Cast a Dark Shadow is presented on Blu-ray courtesy of Cohen Film Collection, an imprint of Cohen Media Group, with an AVC encoded 1080p transfer in 1.67:1. Cohen doesn't provide any technical information on the transfer, other than the front cover of this release stating it offers "two fully restored film noir classics" and the back cover listing "a new 2K restoration. . .from the Cohen Film Collection in conjunction with the British Film Institute." That BFI co-branding may point to the fact that this was either based on a well curated archival element or that more restoration moolah may have been available, since this is the better looking presentation of the two mysteries on this disc. While grain is occasionally just a little static looking, particularly in some opticals and establishing shots, on the whole this is a commendably organic looking transfer that preserves very good to excellent detail throughout while offering generally secure contrast. There's very little in the way of age related wear and tear on display, and no compression anomalies of any major note.


Cast a Dark Shadow Blu-ray Movie, Audio Quality  3.5 of 5

Cast a Dark Shadow features an LPCM 2.0 Mono mix which supports this talk heavy enterprise perfectly well. While there is a score by Antony Hopkins, interestingly the opening credits play out over sounds (and screams) of a fun house ride that Teddy and Monica are riding as the film opens. There's a brief musical interlude with singer Lita Roza, whom trivia fans may know since her recording of "How Much is that Doggie in the Window?" made her the first solo vocalist to top the UK charts, a couple of years before this film came out. Dialogue and the occasional sound effect like some roaring car engines at the film's climax are clearly and cleanly presented. Optional English subtitles are available.


Cast a Dark Shadow Blu-ray Movie, Special Features and Extras  0.5 of 5

Cohen has packaged these together on one disc with the following minimal supplements. Both of the trailers listed below are new, not archival, and advertise Cohen's restorations.

  • Cast a Dark Shadow Trailer (HD; 2:05)

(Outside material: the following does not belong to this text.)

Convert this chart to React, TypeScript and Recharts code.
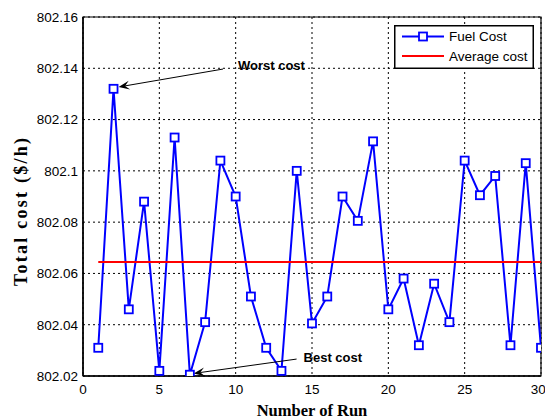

  • Wanted for Murder Trailer (HD; 1:22)


Cast a Dark Shadow Blu-ray Movie, Overall Score and Recommendation  3.5 of 5

Cast a Dark Shadow has some fun mystery elements and it presents Dirk Bogarde at his most nefarious and black hearted. If the preposterous revelation concerning Freda Jeffries had been a bit more artfully handled, this arguably could have been a bit more forceful. Technical merits are generally solid. Recommended.